Inman

Realtor.com taking rental listings from Zumper

Home for rent image via Shutterstock.

Realtor.com is now set up to get rental listings from pros who use the rental marketplace Zumper to market their listings.

Zumper has over half a million listings on its platform that it gets from multiple channels, said Zumper CEO Anthemos Georgiades. But only listings that Zumper receives from real estate professionals through its free “Zumper Pro” program are part of the new feed to realtor.com. Zumper also syndicates listings to Trulia.

Zumper will be adding other rental sites to join Trulia and realtor.com in the “Zumper Leads Network” in the coming months, Georgiades said.

In a conference call with investors Tuesday, Steve Berkowitz, CEO of realtor.com operator Move Inc., said realtor.com is “in the early stages” of building out its rentals business.

Berkowitz said that rental listings were up 77 percent from a year ago during the second quarter, and 11 percent from the first quarter.
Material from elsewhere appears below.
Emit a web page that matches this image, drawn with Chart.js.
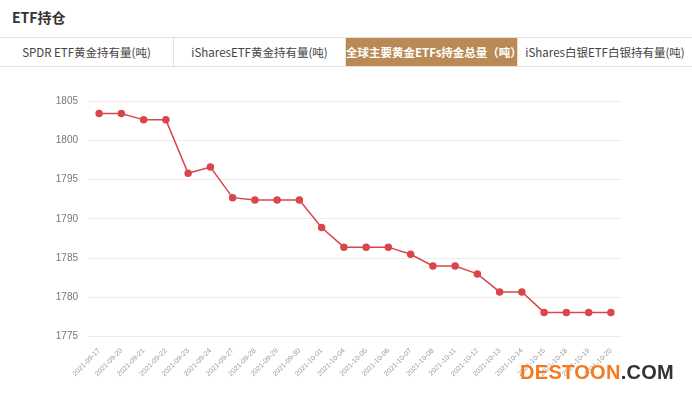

That increase helped grow realtor.com’s rental audience by 62 percent from a year ago, he said.

Move has an exclusive agreement with the National Association of Realtors to operate realtor.com dating back to 1996. Last July, NAR approved amendments to the operating agreement that allowed realtor.com to begin hosting rental listings not represented by Realtors.

Realtor.com will release a rentals-focused iPad app sometime in the third quarter and is working on an Android version, Berkowitz said. This week the company will announce the inclusion of rentals on the Doorsteps Swipe iPhone app.

“Realtor.com is collaborating with Zumper because of Zumper’s national scope as a leading mobile, rental listing posting tool and its focus on providing people with high-quality rental information, which corresponds to our focus on accuracy,” said Todd Callow, Move’s senior director of rentals category management, in a statement.

Zumper, which launched nationwide last year and raised $6.5 million in a funding round in March, has its eye on becoming the leader in the rental marketplace.

That goal just became even more challenging now that Zillow plans to buy Trulia, Georgiades said. Like realtor.com, Zillow and Trulia are in the process of building out their rental marketplaces.

“It’s a double-headed goliath,” Georgiades said of the merger of the real estate giants, which is expected to close next year. But he sees it as an opportunity for Zumper. “While they spend a year integrating, we’ll be innovating,” he said.

Zumper has found that rental pros aren’t brand loyal and want to use multiple platforms to advertise their listings to make sure they’re getting the most leads, Georgiades said.

Zumper pros can upload listings to Zumper using the firm’s iPhone pro mobile app or its new pro Android mobile app, which launched today. The mobile apps connect to Zumper’s cloud-based database, so pros can also manage their listings seamlessly using a desktop computer, Georgiades said. (Zumper also has both Android and iOS consumer mobile apps.)

Zumper placed third among 15 firms who competed at Realogy’s second annual pitch competition, “FWD,” in June.